Il brasiliano naturalizzato, 87 anni oggi, partecipò al sesto posto di Valcareggi e alla Coppa Italia di Tabanelli, senza però giocare la finale col Torino. Ministoria di un fuoriclasse
Non amava troppi fronzoli e, seppur da poliedrico che da centravanti non disdegnava affatto lunghe parentesi (anche stagionali) da mezzala, il brasiliano Dino da Costa, oriundizzato in tempo per partecipare (con gol) alla disfatta di Belfast del ’58 con cui l’Italia si giocò la partecipazione ai Mondiali svedesi, anche nel biennio all’Atalanta si dimostrò un fuoriclasse di concretezza. Stile a parte, roba da carioca cresciuto nel Botafogo con Garrincha e il futuro napoletano-vicentino Vinicio, il neo ottantasettenne di Rio de Janeiro ritiratosi a vivere a Verona è al numero 64 fra i cannonieri di tutti i tempi in serie A: 108 reti (22 da capofila, in giallorosso, nel ’57) in 282 match, di cui 18 (6 e 12) nei due campionati nerazzurri (19 e 33), quello del sesto posto con Ferruccio Valcareggi del 1961-1962 e quello successivo che vide Paolo Tabanelli e i suoi vincere la Coppa Italia, unico trofeo in bacheca, grazie al tris di Angelo Domenghini nella finale di San Siro col Torino.

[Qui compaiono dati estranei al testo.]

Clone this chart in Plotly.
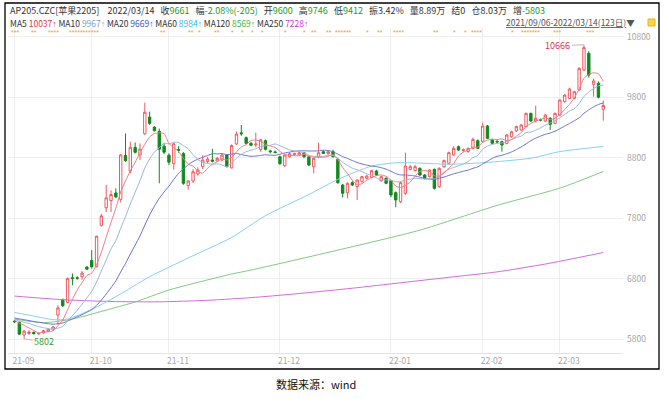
import plotly.graph_objects as go
import pandas as pd

# ---------------- data ----------------
day_idx = list(range(123))
opens = [6095, 6075, 5866, 5890, 5910, 5885, 5900, 5925, 5955, 6195,
         6445, 6405, 6815, 6812, 6830, 6990, 7100, 6995, 7680, 7970,
         8090, 8215, 8110, 8835, 8580, 8968, 8843, 9195, 9470, 9305,
         9235, 8990, 8840, 8700, 8935, 8870, 8336, 8413, 8529, 8650,
         8733, 8760, 8744, 8760, 8843, 8630, 9025, 9210, 9130, 9036,
         9010, 8937, 9080, 8910, 8895, 8815, 8665, 8815, 8850, 8843,
         8880, 8815, 8650, 8815, 8898, 8865, 8898, 8771, 8347, 8220,
         8386, 8320, 8402, 8457, 8474, 8578, 8419, 8457, 8419, 8220,
         8071, 8210, 8606, 8584, 8622, 8512, 8485, 8606, 8320, 8650,
         8705, 8843, 8981, 8920, 8900, 8953, 9080, 9064, 9323, 9091,
         9070, 9064, 9036, 9146, 9240, 9257, 9312, 9532, 9405, 9425,
         9405, 9450, 9367, 9505, 9725, 9780, 9780, 9918, 10250, 10525,
         10012, 10030, 9600]
highs = [6110, 6090, 5950, 5945, 5925, 5905, 5950, 5975, 6015, 6360,
         6470, 6815, 6885, 6840, 6925, 7005, 7270, 7510, 7870, 8350,
         8260, 8290, 8860, 9200, 9060, 9050, 9035, 9710, 9560, 9320,
         9280, 9035, 8870, 9045, 8990, 8890, 8430, 8610, 8640, 8840,
         8810, 8945, 8810, 8860, 8860, 9020, 9230, 9340, 9150, 9060,
         9212, 9110, 9100, 8930, 8915, 8830, 8860, 8890, 8880, 8895,
         8890, 8830, 8800, 9047, 8920, 8920, 8930, 8790, 8365, 8390,
         8410, 8440, 8500, 8510, 8600, 8600, 8500, 8475, 8430, 8240,
         8400, 8882, 8680, 8680, 8640, 8530, 8610, 8620, 8640, 8770,
         8900, 8990, 9000, 8950, 8965, 9130, 9100, 9378, 9340, 9110,
         9085, 9080, 9190, 9245, 9330, 9355, 9545, 9545, 9660, 9445,
         9520, 9470, 9545, 9765, 9850, 9957, 9905, 10290, 10666, 10560,
         10110, 10060, 9746]
lows = [6065, 5870, 5802, 5870, 5875, 5870, 5890, 5915, 5940, 6040,
        6330, 6390, 6690, 6780, 6780, 6940, 6965, 6985, 7660, 7900,
        7900, 8130, 8060, 8730, 8540, 8870, 8760, 9175, 9340, 9235,
        8375, 8860, 8680, 8600, 8880, 8350, 8270, 8380, 8500, 8610,
        8710, 8720, 8730, 8740, 8640, 8620, 9010, 9160, 9020, 8990,
        8970, 8900, 8920, 8870, 8870, 8680, 8645, 8800, 8830, 8830,
        8790, 8660, 8540, 8790, 8860, 8850, 8800, 8370, 8140, 8125,
        8330, 8100, 8390, 8440, 8460, 8500, 8400, 8360, 8143, 7980,
        8050, 8182, 8590, 8570, 8500, 8440, 8470, 8270, 8300, 8630,
        8690, 8830, 8910, 8890, 8880, 8940, 8940, 9050, 9110, 9020,
        9040, 8898, 9020, 9130, 9225, 9245, 9300, 9390, 9380, 9400,
        9390, 9257, 9350, 9490, 9710, 9770, 9765, 9905, 10230, 10122,
        9810, 9780, 9412]
closes = [6085, 5880, 5930, 5915, 5888, 5892, 5938, 5962, 6000, 6315,
          6350, 6803, 6800, 6805, 6890, 6955, 6995, 7500, 7835, 8135,
          8190, 8150, 8845, 8748, 8970, 8888, 8940, 9550, 9367, 9245,
          8940, 8890, 8725, 9030, 8920, 8375, 8413, 8567, 8595, 8760,
          8777, 8740, 8788, 8843, 8650, 9000, 9190, 9195, 9036, 9005,
          9025, 9095, 8937, 8898, 8885, 8700, 8843, 8865, 8870, 8880,
          8815, 8678, 8788, 8880, 8870, 8898, 8815, 8385, 8210, 8375,
          8347, 8430, 8485, 8496, 8584, 8512, 8485, 8375, 8182, 8100,
          8386, 8661, 8650, 8650, 8512, 8457, 8595, 8292, 8623, 8750,
          8882, 8953, 8926, 8930, 8955, 9102, 8953, 9323, 9119, 9036,
          9060, 9009, 9174, 9229, 9312, 9340, 9532, 9405, 9450, 9422,
          9505, 9350, 9532, 9753, 9835, 9935, 9890, 10276, 10620, 10166,
          10067, 9800, 9661]
# closes before 2021/09/06 (estimated) used to seed the short moving averages
pre_closes = [6210, 6190, 6230, 6180, 6150, 6170, 6200, 6160, 6140, 6120,
              6150, 6130, 6110, 6160, 6140, 6120, 6100, 6130, 6110]

# long moving averages at sample days
ma60_idx = [0, 4, 8, 11, 16, 21, 28, 36, 45, 52, 61, 67, 74, 79, 84, 90, 97, 107, 113, 122]
ma60_val = [6240, 6180, 6120, 6130, 6290, 6500, 6830, 7140, 7480, 7840, 8190, 8440,
            8660, 8715, 8710, 8690, 8715, 8790, 8900, 8985]
ma120_idx = [0, 6, 12, 20, 25, 32, 45, 49, 67, 84, 100, 113, 122]
ma120_val = [6130, 6070, 6130, 6300, 6412, 6610, 6875, 6940, 7270, 7600, 8010, 8295, 8570]
ma250_idx = [0, 10, 20, 30, 40, 50, 60, 70, 80, 90, 100, 110, 122]
ma250_val = [6510, 6450, 6420, 6415, 6440, 6490, 6560, 6640, 6730, 6820, 6910, 7040, 7230]

month_tick_idx = [0, 16, 32, 55, 78, 97, 113]
month_tick_text = ["21-09", "21-10", "21-11", "21-12", "22-01", "22-02", "22-03"]
price_ticks = [5800, 6800, 7800, 8800, 9800, 10800]
price_tick_text = ["5800", "6800", "7800", "8800", "9800", "10800"]

high_mark = (118, 10666)
low_mark = (2, 5802)

# ---------------- derived ----------------
all_close = pd.Series(pre_closes + closes)
n_pre = len(pre_closes)
ma5 = all_close.rolling(5).mean().iloc[n_pre:].tolist()
ma10 = all_close.rolling(10).mean().iloc[n_pre:].tolist()
ma20 = all_close.rolling(20).mean().iloc[n_pre:].tolist()

# ---------------- layout geometry ----------------
W, H = 665, 399
ML, MR, MT, MB = 8, 42, 28, 46
PW = W - ML - MR
PH = H - MT - MB


def px2x(px):
    return (px - ML) / PW


def px2y(py):
    return (H - MB - py) / PH


C_UP = "#f05a60"
C_DN = "#11891d"
C_MA5 = "#ee7b86"
C_MA10 = "#9bb5d8"
C_MA20 = "#6870d6"
C_MA60 = "#86d2ef"
C_MA120 = "#82c982"
C_MA250 = "#d46be0"

fig = go.Figure()
for xs, ys, col in [
    (ma250_idx, ma250_val, C_MA250),
    (ma120_idx, ma120_val, C_MA120),
    (ma60_idx, ma60_val, C_MA60),
    (day_idx, ma20, C_MA20),
    (day_idx, ma10, C_MA10),
    (day_idx, ma5, C_MA5),
]:
    fig.add_trace(go.Scatter(x=xs, y=ys, mode="lines",
                             line=dict(color=col, width=1, shape="spline", smoothing=0.6),
                             hoverinfo="skip", showlegend=False))

fig.add_trace(go.Candlestick(
    x=day_idx, open=opens, high=highs, low=lows, close=closes,
    increasing=dict(line=dict(color=C_UP, width=1), fillcolor="#ffffff"),
    decreasing=dict(line=dict(color=C_DN, width=1), fillcolor=C_DN),
    whiskerwidth=0, hoverinfo="skip", showlegend=False))

FONT = "Noto Sans CJK SC, Noto Sans, sans-serif"
G = "#1f9a2a"
D = "#333333"


def span(t, c):
    return f"<span style='color:{c}'>{t}</span>"


def arrow(c):
    return f"<span style='color:{c};font-family:Liberation Sans'>↑</span>"


NB = "\u00a0"
line1 = (span("AP205.CZC[苹果2205]", D) + NB * 4 + span("2022/03/14", D) + NB * 3
         + span("收", D) + span("9661", G) + NB * 3
         + span("幅", D) + span("-2.08%(-205)", G) + NB * 3
         + span("开", D) + span("9600", G) + NB * 3
         + span("高", D) + span("9746", G) + NB * 3
         + span("低", D) + span("9412", G) + NB * 3
         + span("振3.42%", D) + NB * 3 + span("量8.89万", D) + NB * 3
         + span("结0", D) + NB * 3 + span("仓8.03万", D) + NB * 3
         + span("增", D) + span("-5803", G))
ma_items = [("MA5", "10037", "#e8334f"), ("MA10", "9967", "#7d9fcf"),
            ("MA20", "9669", "#3e52d6"), ("MA60", "8984", "#3ab5e6"),
            ("MA120", "8569", "#43b543"), ("MA250", "7228", "#c83ad6")]
line2 = NB.join(span(n, D) + NB + span(v, c) + arrow(c) for n, v, c in ma_items)

ann = [
    dict(x=px2x(8), y=px2y(10), xref="paper", yref="paper", text=line1, showarrow=False,
         xanchor="left", yanchor="middle", font=dict(size=9, family=FONT, color=D)),
    dict(x=px2x(8), y=px2y(23), xref="paper", yref="paper", text=line2, showarrow=False,
         xanchor="left", yanchor="middle", font=dict(size=8.5, family=FONT, color=D)),
    dict(x=px2x(637), y=px2y(22), xref="paper", yref="paper",
         text="<u>2021/09/06-2022/03/14(123日)</u>▼", showarrow=False,
         xanchor="right", yanchor="middle", font=dict(size=8.5, family=FONT, color="#555555")),
    dict(x=high_mark[0], y=high_mark[1], xref="x", yref="y", text=str(high_mark[1]),
         showarrow=True, arrowhead=0, arrowwidth=1, arrowcolor="#bbbbbb", ax=-26, ay=1,
         font=dict(size=9, family=FONT, color="#e8334f")),
    dict(x=low_mark[0], y=low_mark[1], xref="x", yref="y", text=str(low_mark[1]),
         showarrow=True, arrowhead=0, arrowwidth=1, arrowcolor="#bbbbbb", ax=20, ay=3,
         font=dict(size=9, family=FONT, color="#3a9a3a")),
    dict(x=0.5, y=px2y(384), xref="paper", yref="paper", text="数据来源：wind",
         showarrow=False, xanchor="center", yanchor="middle",
         font=dict(size=11, family=FONT, color="#111111")),
]

star_groups = [(10, 3), (30, 2), (47, 4), (68, 11), (159, 2), (187, 2), (197, 1), (213, 2),
               (230, 1), (240, 1), (250, 1), (260, 1), (283, 1), (302, 1), (310, 2),
               (325, 2), (334, 6), (365, 1), (376, 2), (392, 4), (432, 2), (452, 1),
               (463, 1), (470, 4), (510, 1), (520, 7), (552, 3), (585, 3)]
for sx, cnt in star_groups:
    ann.append(dict(x=px2x(sx), y=px2y(33), xref="paper", yref="paper", text="*" * cnt,
                    showarrow=False, xanchor="left", yanchor="middle", borderpad=0,
                    font=dict(size=7, family="Liberation Sans", color="#f2a321")))

shapes = [
    dict(type="rect", xref="paper", yref="paper", x0=px2x(5), x1=px2x(659),
         y0=px2y(369), y1=px2y(3), line=dict(color="#000000", width=1.3)),
    dict(type="rect", xref="paper", yref="paper", x0=px2x(648), x1=px2x(655),
         y0=px2y(26), y1=px2y(19), line=dict(color="#f0b400", width=1), fillcolor="#f7d35a"),
]

fig.update_layout(
    width=W, height=H,
    margin=dict(l=ML, r=MR, t=MT, b=MB),
    paper_bgcolor="white", plot_bgcolor="white",
    showlegend=False,
    font=dict(family=FONT),
    annotations=ann, shapes=shapes,
    xaxis=dict(range=[(ML - 14.5) / 4.826, (W - MR - 14.5) / 4.826],
               tickvals=month_tick_idx, ticktext=month_tick_text,
               showgrid=True, gridcolor="#eeeeee", gridwidth=1, zeroline=False,
               showline=True, linecolor="#e3e3e3", ticks="",
               tickfont=dict(size=8.5, color="#a6a6a6"), ticklabelshift=9,
               rangeslider=dict(visible=False), fixedrange=True),
    yaxis=dict(side="right", range=[5800 - 14 / 0.06046, 5800 + 311 / 0.06046],
               tickvals=price_ticks, ticktext=price_tick_text,
               showgrid=True, gridcolor="#eeeeee", gridwidth=1,
               zeroline=False, showline=False, ticks="",
               tickfont=dict(size=8.5, color="#a6a6a6"), ticklabelstandoff=3,
               fixedrange=True),
)

fig.write_html("out.html", config={"displayModeBar": False, "staticPlot": True},
               post_script="document.body.style.margin='0px';document.body.style.overflow='hidden';")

IL GRANDE ASSENTE. Ma da Costa il 2 giugno del 1963 non c’era, in campo col 9 andò l’argentino Salvador Calvanese, passato da Catania, un po’ come il Papu Gomez oggi. E la scena se la prese Domingo da Lallio. Ma Dino ne aveva messe 3: nel primo turno a Como (4-2 ai supplementari), nel 2-0 al Padova ai quarti e il matchball al Bari in semifinale. Arrivato in autunno con le liste suppletive dalla Capitale, in realtà giocò abbastanza spesso col 10 e anche con l’8, che prese nel ’63 dopo la partenza di Humberto Maschio, per la presenza di Chico Nova e del citato Calvanese.

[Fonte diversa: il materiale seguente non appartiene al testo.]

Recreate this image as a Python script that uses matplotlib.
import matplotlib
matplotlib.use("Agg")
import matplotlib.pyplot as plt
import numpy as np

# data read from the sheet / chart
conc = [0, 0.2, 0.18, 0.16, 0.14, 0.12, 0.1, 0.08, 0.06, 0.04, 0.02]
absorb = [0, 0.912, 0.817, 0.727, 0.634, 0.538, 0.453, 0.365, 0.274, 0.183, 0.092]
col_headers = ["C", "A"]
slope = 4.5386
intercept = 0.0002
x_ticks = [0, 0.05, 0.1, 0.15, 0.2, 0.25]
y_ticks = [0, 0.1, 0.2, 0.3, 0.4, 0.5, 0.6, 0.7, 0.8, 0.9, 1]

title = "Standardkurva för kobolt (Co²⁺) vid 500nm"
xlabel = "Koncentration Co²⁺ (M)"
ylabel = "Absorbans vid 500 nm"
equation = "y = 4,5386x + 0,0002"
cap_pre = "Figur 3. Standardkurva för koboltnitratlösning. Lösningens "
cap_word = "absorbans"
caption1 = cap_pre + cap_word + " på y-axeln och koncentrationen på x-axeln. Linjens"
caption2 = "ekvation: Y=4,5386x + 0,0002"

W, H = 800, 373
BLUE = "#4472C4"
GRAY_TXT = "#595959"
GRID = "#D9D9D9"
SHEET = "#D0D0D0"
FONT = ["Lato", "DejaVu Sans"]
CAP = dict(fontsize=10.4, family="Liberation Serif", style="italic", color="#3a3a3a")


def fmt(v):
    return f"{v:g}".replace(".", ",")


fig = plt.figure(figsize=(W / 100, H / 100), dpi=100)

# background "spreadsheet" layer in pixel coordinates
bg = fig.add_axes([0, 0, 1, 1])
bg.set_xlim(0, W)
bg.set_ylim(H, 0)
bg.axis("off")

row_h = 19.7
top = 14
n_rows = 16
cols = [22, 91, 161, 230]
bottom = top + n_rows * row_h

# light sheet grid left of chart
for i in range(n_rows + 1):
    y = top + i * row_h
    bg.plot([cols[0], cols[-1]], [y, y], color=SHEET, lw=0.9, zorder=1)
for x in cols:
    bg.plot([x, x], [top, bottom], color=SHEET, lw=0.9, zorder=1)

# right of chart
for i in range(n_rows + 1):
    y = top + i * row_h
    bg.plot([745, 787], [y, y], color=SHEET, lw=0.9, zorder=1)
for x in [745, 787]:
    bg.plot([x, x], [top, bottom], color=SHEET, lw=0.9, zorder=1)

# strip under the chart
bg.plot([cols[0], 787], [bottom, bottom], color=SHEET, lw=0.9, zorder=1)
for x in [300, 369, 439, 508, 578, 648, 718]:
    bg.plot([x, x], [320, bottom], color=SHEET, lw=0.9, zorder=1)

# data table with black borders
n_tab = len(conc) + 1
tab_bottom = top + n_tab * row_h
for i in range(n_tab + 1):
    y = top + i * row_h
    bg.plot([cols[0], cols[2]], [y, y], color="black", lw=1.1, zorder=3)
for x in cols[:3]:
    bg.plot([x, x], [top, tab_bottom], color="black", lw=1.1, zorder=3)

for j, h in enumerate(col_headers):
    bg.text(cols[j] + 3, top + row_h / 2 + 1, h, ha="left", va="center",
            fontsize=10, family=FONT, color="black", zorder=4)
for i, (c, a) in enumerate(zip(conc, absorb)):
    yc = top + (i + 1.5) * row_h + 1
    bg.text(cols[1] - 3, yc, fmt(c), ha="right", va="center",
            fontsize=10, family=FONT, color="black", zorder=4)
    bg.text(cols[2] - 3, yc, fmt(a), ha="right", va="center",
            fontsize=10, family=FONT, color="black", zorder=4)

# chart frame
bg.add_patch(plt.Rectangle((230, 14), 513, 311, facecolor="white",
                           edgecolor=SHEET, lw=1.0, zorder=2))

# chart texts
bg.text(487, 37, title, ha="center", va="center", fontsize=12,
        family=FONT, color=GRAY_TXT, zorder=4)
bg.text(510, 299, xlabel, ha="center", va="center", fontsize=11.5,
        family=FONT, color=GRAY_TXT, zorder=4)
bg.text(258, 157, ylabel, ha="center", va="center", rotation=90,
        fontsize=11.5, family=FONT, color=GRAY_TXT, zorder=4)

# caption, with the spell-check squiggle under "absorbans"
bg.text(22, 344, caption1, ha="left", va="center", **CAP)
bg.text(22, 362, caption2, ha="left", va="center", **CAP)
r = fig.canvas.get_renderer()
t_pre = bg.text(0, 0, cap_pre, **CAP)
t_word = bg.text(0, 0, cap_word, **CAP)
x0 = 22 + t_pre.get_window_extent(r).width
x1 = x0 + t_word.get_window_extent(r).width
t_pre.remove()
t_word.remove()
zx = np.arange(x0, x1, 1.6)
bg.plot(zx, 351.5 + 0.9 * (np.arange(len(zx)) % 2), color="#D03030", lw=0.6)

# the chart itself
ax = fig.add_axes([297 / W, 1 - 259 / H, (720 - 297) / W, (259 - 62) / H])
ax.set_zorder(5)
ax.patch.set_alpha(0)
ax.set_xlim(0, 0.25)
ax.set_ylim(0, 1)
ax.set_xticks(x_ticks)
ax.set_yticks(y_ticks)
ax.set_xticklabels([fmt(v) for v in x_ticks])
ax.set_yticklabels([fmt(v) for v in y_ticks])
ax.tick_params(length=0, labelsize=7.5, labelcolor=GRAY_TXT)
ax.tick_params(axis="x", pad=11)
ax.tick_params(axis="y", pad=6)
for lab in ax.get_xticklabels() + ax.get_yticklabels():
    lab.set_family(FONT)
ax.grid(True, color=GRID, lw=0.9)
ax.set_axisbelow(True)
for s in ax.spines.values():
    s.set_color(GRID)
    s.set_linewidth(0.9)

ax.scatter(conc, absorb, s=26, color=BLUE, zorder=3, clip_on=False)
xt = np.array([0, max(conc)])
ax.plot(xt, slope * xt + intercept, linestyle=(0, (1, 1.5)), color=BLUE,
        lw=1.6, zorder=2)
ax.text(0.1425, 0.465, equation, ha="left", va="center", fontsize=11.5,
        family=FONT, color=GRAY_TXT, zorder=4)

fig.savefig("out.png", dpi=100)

UNA CARRIERA ITALIANA. Sbarcato nel ’55 in Italia, si mise subito in evidenza nella Roma (71 gol, ottavo posto nella storia del club dopo Totti, Pruzzo, Volk, Amadei, Montella, Balbo e Manfredini), con cui vinse la Coppa delle Fiere (antesignana della Coppa Uefa) nel 1961, quando la competizione giungeva alla finale a fine settembre. Nel 1960-1961, accoppiata trofeo della coccarda-Coppa delle Coppe nella Fiorentina. Quindi, dopo Bergamo, tre annate alla Juventus (Coppa Italia ’65) sotto Heriberto Herrera per chiudere nell’Hellas e nell’Ascoli. Da allenatore, invece, fu attivo nel Piceno, nelle giovanili bianconere e in quelle della città d’adozione. Trascinò inoltre la Dea fino alle semifinali col Vasas Budapest della Mitropa Cup edizione 1962. Tanti auguri.